As a new transplant from Indianapolis, several people have asked me if I ever went to the Indy 500. Answer: Yes! Many times! Although I never became a hard-core fan with somebody's race-car number tatooed on my behind, I did enjoy the event, and found it to be a fascinating spectacle, a whooping, sweating sea of 300,000 people gathered together for one purpose: to drink beer. Oh, and watch a race. Two purposes.
A couple observations:
1. It is very loud. Very, very loud. I still can't hear you.
2. It is usually very hot. The bleachers are made of specially designed aluminum, built to soak up as much heat as possible and transfer it to your body.
3. Most people should use sunscreen. Do you like to see sunburned people? This is your place!
4. Most people would look better wearing shirts. Including the women.
5. Security at the race is provided by the "Yellow Shirts," an army of 80-year-old men who are angry about everything. Want to get yelled at? Ask a Yellow Shirt where the men's room is.

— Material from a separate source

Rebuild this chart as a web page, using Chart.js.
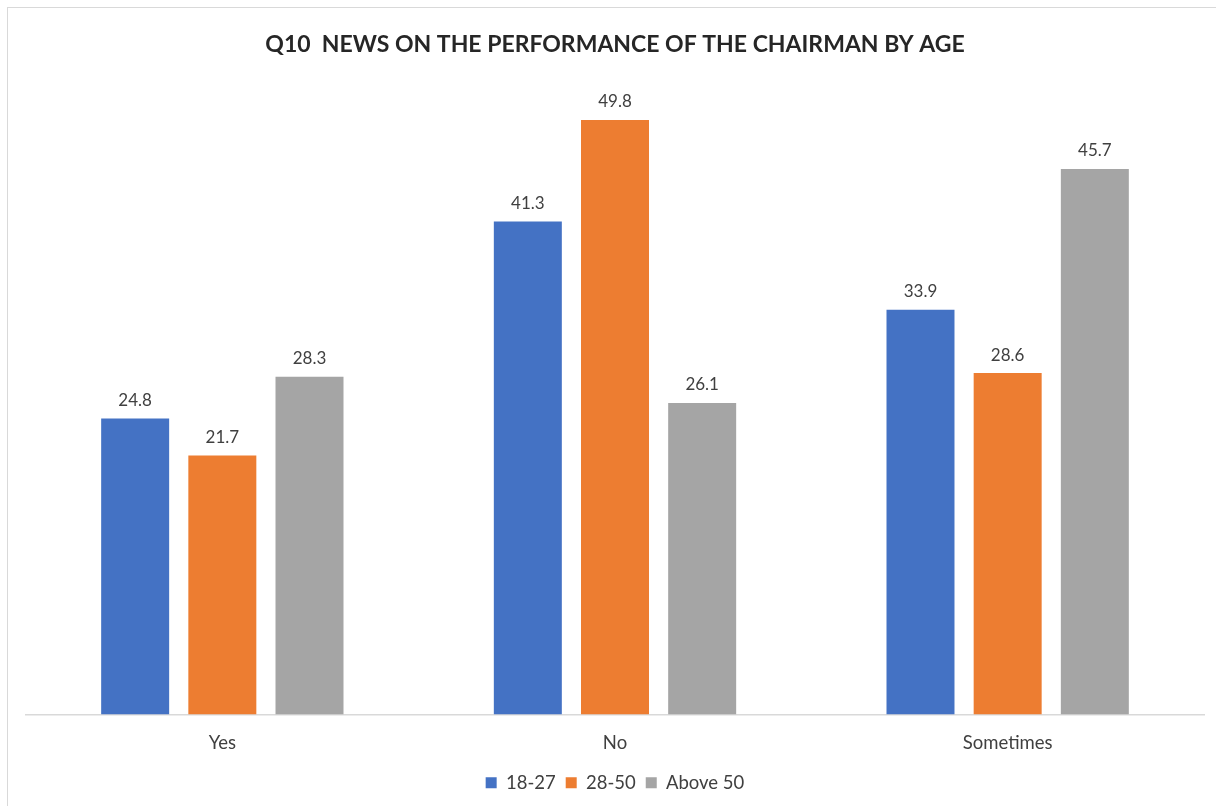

6. Jim Nabors and Florence Henderson are HUGE stars in Indy, and the best part of the 500 is when they sing before the race. Jim sings "Back Home Again In Indiana," and all Hoosiers get a little misty-eyed. Or maybe that's just looking up at the sun for the jet-flyover.
And finally, my favorite Indy 500 moment, which happened 10 years ago this year: I was wallking past the pit lane, when there was a big explosion in one of the fuel tanks. It sounded like a cannon had gone off near me, and in a way it had. I looked up and saw the cap of the fuel tank arcing through the air. It was about the size and shape of a manhole cover, and it was coming right toward me! For a moment, just one stupid moment I thought this: "Hey, I can catch it!" Then I thought "No, wait! It probably weighs 100 pounds and is about 1500 degrees!" I stepped back just as the giant, smoking plate clanged to the concrete a couple feet in front of me! I coulda caught it, I tell you! I bet I'd have been on the news!